100 Fla. 1520 | Fla. | 1930
A suit in chancery was pending in the Circuit Court of the Sixteenth Judicial Circuit in and for Lake County. During the pendency of the suit the resident Circuit Judge certified his disqualification. Thereafter, a final decree was entered.
Appeal was taken to this Court; the decree was affirmed and, thereafter, execution issued, as ordered in the decree. Thereupon, a motion was made in that cause to stay the execution until further proceedings were had in connection with the matters involved in the original suit. The motion did not in any way attack the regularity or the legality of the execution and, therefore, did not come within the statutory provisions of Sections 2828 and 2829 Rev. Gen. Stats., 4515, 4516 Comp. Gen. Laws. The motion *1522 as filed appears not to have constituted an independent procedure as is contemplated by the sections of the statutes above referred to, but was merely a step in the cause and the allegations thereof address themselves to the conscience and discretion of the Court.
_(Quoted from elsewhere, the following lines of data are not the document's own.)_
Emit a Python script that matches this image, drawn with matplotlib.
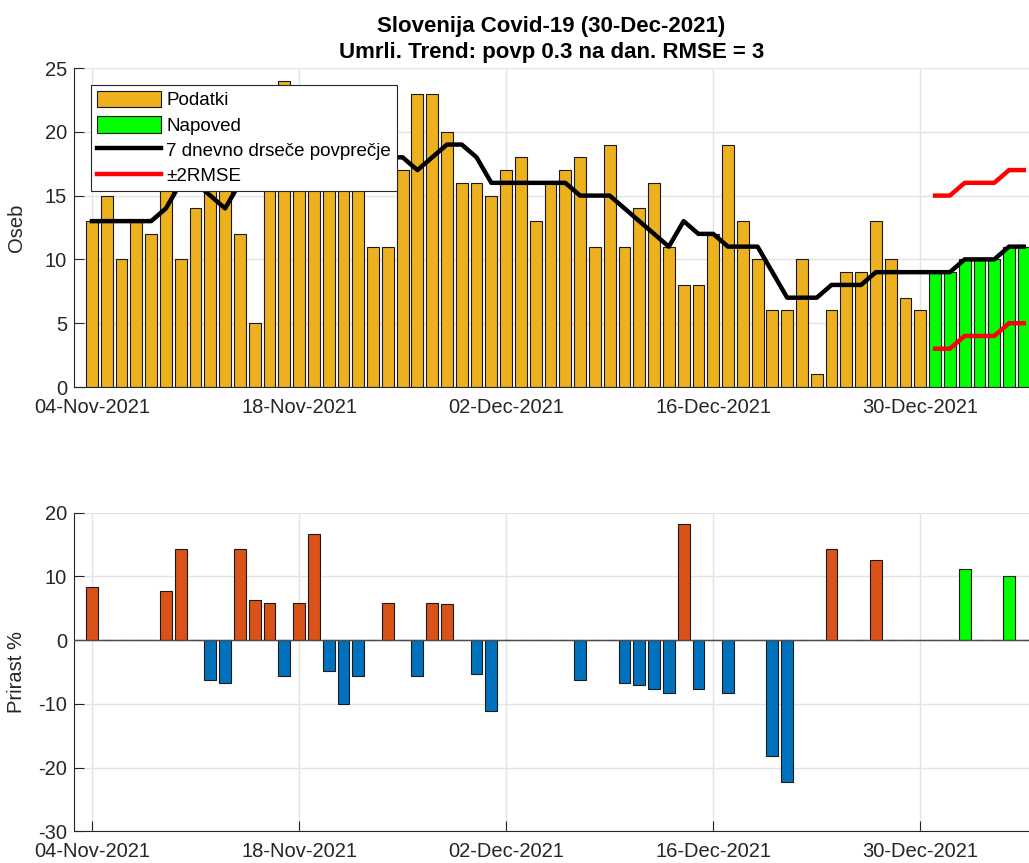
import matplotlib
matplotlib.use("Agg")
import matplotlib.pyplot as plt
import matplotlib.dates as mdates
import numpy as np
import pandas as pd

plt.rcParams['font.family'] = ['Liberation Sans', 'DejaVu Sans']
plt.rcParams['axes.unicode_minus'] = False

# Podatki: umrli na dan, 04-Nov-2021 .. 30-Dec-2021
podatki = [13, 15, 10, 13, 12, 20, 10, 14, 22, 22, 12, 5, 16, 24, 21, 23, 20, 19, 21,
           11, 11, 17, 23, 23, 20, 16, 16,
           15, 17, 18, 13, 16, 17, 18, 11, 19, 11, 14, 16, 11, 8, 8, 12, 19, 13, 10,
           6, 6, 10, 1, 6, 9, 9, 13, 10, 7, 6]
# Napoved: 31-Dec-2021 .. 06-Jan-2022
napoved = [9, 9, 10, 10, 10, 11, 11]
# 7 dnevno drsece povprecje (04-Nov .. 06-Jan)
povprecje = [13, 13, 13, 13, 13, 14, 16, 16, 15, 14, 16, 17, 18, 17, 18, 21, 20, 18, 17,
             17, 18, 18, 17, 18, 19, 19, 18,
             16, 16, 16, 16, 16, 16, 15, 15, 15, 14, 13, 12, 11, 13, 12, 12, 11, 11, 11,
             9, 7, 7, 7, 8, 8, 8, 9, 9, 9, 9, 9,
             9, 10, 10, 10, 11, 11]
rmse_zgoraj = [15, 15, 16, 16, 16, 17, 17]
rmse_spodaj = [3, 3, 4, 4, 4, 5, 5]
# Prirast % (04-Nov .. 06-Jan)
prirast = [8.3, 0, 0, 0, 0, 7.7, 14.3, 0, -6.3, -6.7, 14.3, 6.3, 5.9, -5.6, 5.9, 16.7,
           -4.8, -10.0, -5.6, 0, 5.9, 0, -5.6, 5.9, 5.6, 0, -5.3,
           -11.1, 0, 0, 0, 0, 0, -6.3, 0, 0, -6.7, -7.1, -7.7, -8.3, 18.2, -7.7, 0,
           -8.3, 0, 0, -18.2, -22.2, 0, 0, 14.3, 0, 0, 12.5, 0, 0, 0, 0,
           0, 11.1, 0, 0, 10.0, 0]

dni = pd.date_range("2021-11-04", periods=len(podatki) + len(napoved), freq="D")
dni_pod = dni[:len(podatki)]
dni_nap = dni[len(podatki):]

c_pod = '#EDB120'
c_nap = '#00FF00'
c_plus = '#D95319'
c_minus = '#0072BD'
c_axis = '#262626'

W, H = 1029, 863
fig = plt.figure(figsize=(W / 100, H / 100), dpi=100)
ax1 = fig.add_axes([74 / W, 1 - 387 / H, 1 - 74 / W, 319 / H])
ax2 = fig.add_axes([74 / W, 1 - 831.3 / H, 1 - 74 / W, 318.6 / H])

# ===== zgornji graf =====
h1 = ax1.bar(dni_pod, podatki, 0.8, color=c_pod, edgecolor='#1a1a1a', linewidth=0.8, zorder=2)
h2 = ax1.bar(dni_nap, napoved, 0.8, color=c_nap, edgecolor='#1a1a1a', linewidth=0.8, zorder=2)
h3, = ax1.plot(dni, povprecje, color='black', lw=3.2, zorder=3)
h4, = ax1.plot(dni_nap, rmse_zgoraj, color='red', lw=3.2, zorder=3)
ax1.plot(dni_nap, rmse_spodaj, color='red', lw=3.2, zorder=3)
ax1.set_ylim(0, 25)
ax1.set_yticks([0, 5, 10, 15, 20, 25])
ax1.set_ylabel('Oseb', fontsize=14.5, color=c_axis)
ax1.set_title('Slovenija Covid-19 (30-Dec-2021)\nUmrli. Trend: povp 0.3 na dan. RMSE = 3',
              fontsize=16, fontweight='bold', pad=7, linespacing=1.35)
leg = ax1.legend([h1, h2, h3, h4],
                 ['Podatki', 'Napoved', '7 dnevno drseče povprečje', '±2RMSE'],
                 loc='upper left', bbox_to_anchor=(0.018, 0.947), fontsize=13.5,
                 handlelength=3.4, handleheight=1.0, labelspacing=0.34,
                 borderpad=0.3, handletextpad=0.3, fancybox=False, framealpha=1,
                 edgecolor=c_axis, borderaxespad=0)
leg.get_frame().set_linewidth(0.8)
leg.set_zorder(5)

# ===== spodnji graf =====
barve = [c_plus if v > 0 else c_minus for v in prirast[:len(podatki)]] + [c_nap] * len(napoved)
ax2.bar(dni, prirast, 0.8, color=barve, edgecolor='#1a1a1a', linewidth=0.8, zorder=2)
ax2.axhline(0, color='#4d4d4d', lw=1, zorder=3)
ax2.set_ylim(-30, 20)
ax2.set_yticks([-30, -20, -10, 0, 10, 20])
ax2.set_ylabel('Prirast %', fontsize=14.5, color=c_axis)

tick_dni = pd.to_datetime(["2021-11-04", "2021-11-18", "2021-12-02", "2021-12-16", "2021-12-30"])
for ax in (ax1, ax2):
    ax.set_xlim(dni[0] - pd.Timedelta(hours=29.2), dni[0] + pd.Timedelta(hours=63.35 * 24))
    ax.set_xticks(tick_dni)
    ax.xaxis.set_major_formatter(mdates.DateFormatter('%d-%b-%Y'))
    ax.grid(True, color='#e3e3e3', lw=1, zorder=0)
    ax.set_axisbelow(True)
    for s in ('top', 'right'):
        ax.spines[s].set_visible(False)
    for s in ('left', 'bottom'):
        ax.spines[s].set_color(c_axis)
        ax.spines[s].set_linewidth(0.8)
    ax.tick_params(direction='in', length=7, width=0.8, colors=c_axis, labelsize=14.5)
    ax.tick_params(axis='x', pad=8)
    ax.tick_params(axis='y', pad=5)
    ax.yaxis.set_label_coords(-0.05, 0.5)

plt.savefig('out.png', dpi=100)
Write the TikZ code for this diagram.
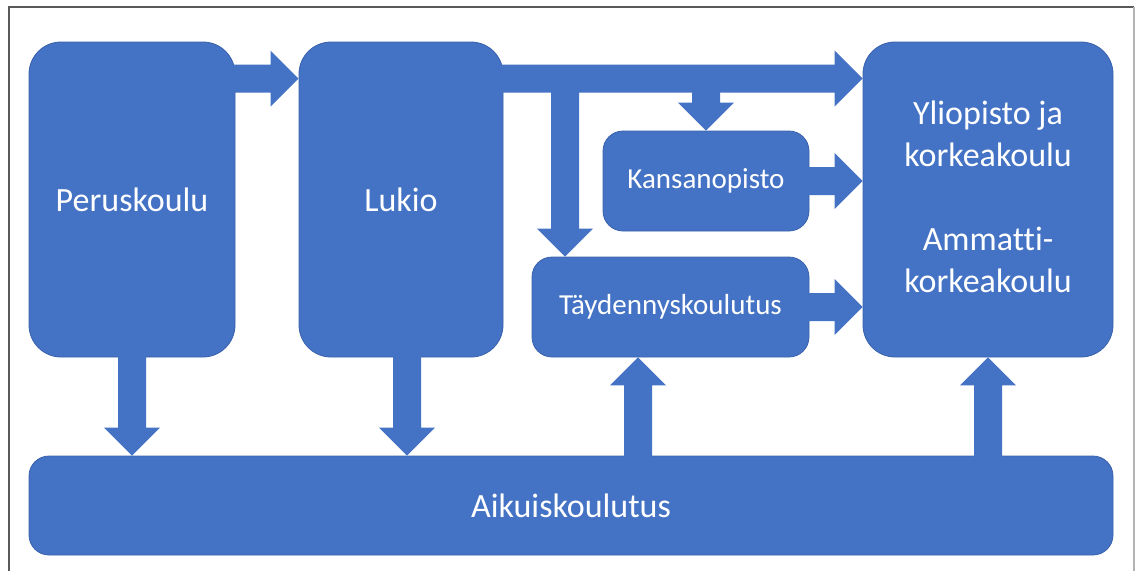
\documentclass[tikz,border=0pt]{standalone}
\usepackage{fontspec}
\setmainfont{Carlito}[Ligatures={NoCommon}]
\usetikzlibrary{calc}

\definecolor{boxblue}{HTML}{4472C4}
\definecolor{boxedge}{HTML}{3A62AC}
\definecolor{framedark}{HTML}{5A5A5A}
\definecolor{framelight}{HTML}{B4B4B4}

% Block arrows: shaft 28pt wide, head 56pt wide and 28pt long.
% Horizontal arrows take their height from the start point, their tip x from the end point;
% vertical arrows take their x from the start point, their tip y from the end point.
\newcommand{\blockright}[2]{%
  \fill[arrowfill] let \p1=#1, \p2=#2 in
    (\x1,{\y1+14pt}) -- ({\x2-28pt},{\y1+14pt}) -- ({\x2-28pt},{\y1+28pt})
    -- (\x2,\y1) -- ({\x2-28pt},{\y1-28pt}) -- ({\x2-28pt},{\y1-14pt})
    -- (\x1,{\y1-14pt}) -- cycle;}
\newcommand{\blockdown}[2]{%
  \fill[arrowfill] let \p1=#1, \p2=#2 in
    ({\x1-14pt},\y1) -- ({\x1-14pt},{\y2+28pt}) -- ({\x1-28pt},{\y2+28pt})
    -- (\x1,\y2) -- ({\x1+28pt},{\y2+28pt}) -- ({\x1+14pt},{\y2+28pt})
    -- ({\x1+14pt},\y1) -- cycle;}
\newcommand{\blockup}[2]{%
  \fill[arrowfill] let \p1=#1, \p2=#2 in
    ({\x1-14pt},\y1) -- ({\x1-14pt},{\y2-28pt}) -- ({\x1-28pt},{\y2-28pt})
    -- (\x1,\y2) -- ({\x1+28pt},{\y2-28pt}) -- ({\x1+14pt},{\y2-28pt})
    -- ({\x1+14pt},\y1) -- cycle;}

\tikzset{
  stagetext/.style={text=white, inner sep=0pt, align=center},
  stage/.style={stagetext, fill=boxblue, draw=boxedge, line width=0.8pt},
  bigfont/.style={font=\fontsize{34}{42}\selectfont},
  bigstage/.style={stage, rounded corners=32pt, bigfont},
  smallstage/.style={stage, rounded corners=20pt,
    font=\fontsize{29}{35}\selectfont},
  arrowfill/.style={fill=boxblue},
}

\begin{document}
\begin{tikzpicture}[x=1pt, y=-1pt]
  \useasboundingbox (0,0) rectangle (1136,571);
  \fill[white] (0,0) rectangle (1136,571);

  % outer frame
  \draw[framedark, line width=1.6pt] (9,571) -- (9,7) -- (1134,7);
  \draw[framelight, line width=1.2pt] (1134,7) -- (1134,571);

  % stages
  \node[bigstage, minimum width=206pt, minimum height=315pt] (peru) at (132,199.5) {Peruskoulu};
  \node[bigstage, minimum width=204pt, minimum height=315pt] (lukio) at (401,199.5) {Lukio};
  \node[bigstage, minimum width=250pt, minimum height=315pt] (yli) at (988,199.5) {};
  \node[stagetext, bigfont] (ylitext) at (988,197) {Yliopisto ja\\korkeakoulu\\[42pt]Ammatti-\\korkeakoulu};
  \node[smallstage, minimum width=206pt, minimum height=100pt] (kansa) at (706,181) {Kansanopisto};
  \node[smallstage, minimum width=277pt, minimum height=100pt] (tay) at (670.5,307) {Täydennyskoulutus};
  \node[bigstage, rounded corners=20pt, minimum width=1084pt, minimum height=99pt] (aik) at (571,505.5) {Aikuiskoulutus};

  % branch points on the Lukio arrow
  \coordinate (forkA) at (565,79);
  \coordinate (forkB) at (706,79);

  % downward branches
  \blockdown{(forkA)}{(tay.north)}
  \blockdown{(forkB)}{(kansa.north)}

  % rightward arrows
  \blockright{($(peru.north east)+(-2,37)$)}{(lukio.west)}
  \blockright{($(lukio.north east)+(-2,37)$)}{(yli.west)}
  \blockright{($(kansa.east)+(-2,0)$)}{(yli.west)}
  \blockright{($(tay.east)+(-2,0)$)}{(yli.west)}

  % into adult education
  \blockdown{($(peru.south)+(0,-2)$)}{(aik.north)}
  \blockdown{($(lukio.south)+(6,-2)$)}{(aik.north)}

  % out of adult education
  \blockup{($(aik.north)+(67,2)$)}{(tay.south)}
  \blockup{($(yli.south |- aik.north)+(0,2)$)}{(yli.south)}
\end{tikzpicture}
\end{document}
The motion, together with answer thereto, was heard and considered by the Circuit Judge who had heretofore certified his disqualification in the cause. The judge denied the motion for stay of execution. Writ of error was sued out to this Court. The contention sought to be made here is that the order so made by the Circuit Judge was void because of his disqualification in the cause.
It appears to the Court that if this order of the Circuit Judge was reviewable it should have been brought here by appeal and not by writ of error, as it does not come within the statutory provisions for the stay of execution because of illegality or irregularity.
For the reasons stated, the writ of error is dismissed.
WHITFIELD, P. J., and STRUM and BUFORD, J. J., concur.
TERRELL, C. J., and ELLIS and BROWN, J. J., concur in the opinion and judgment.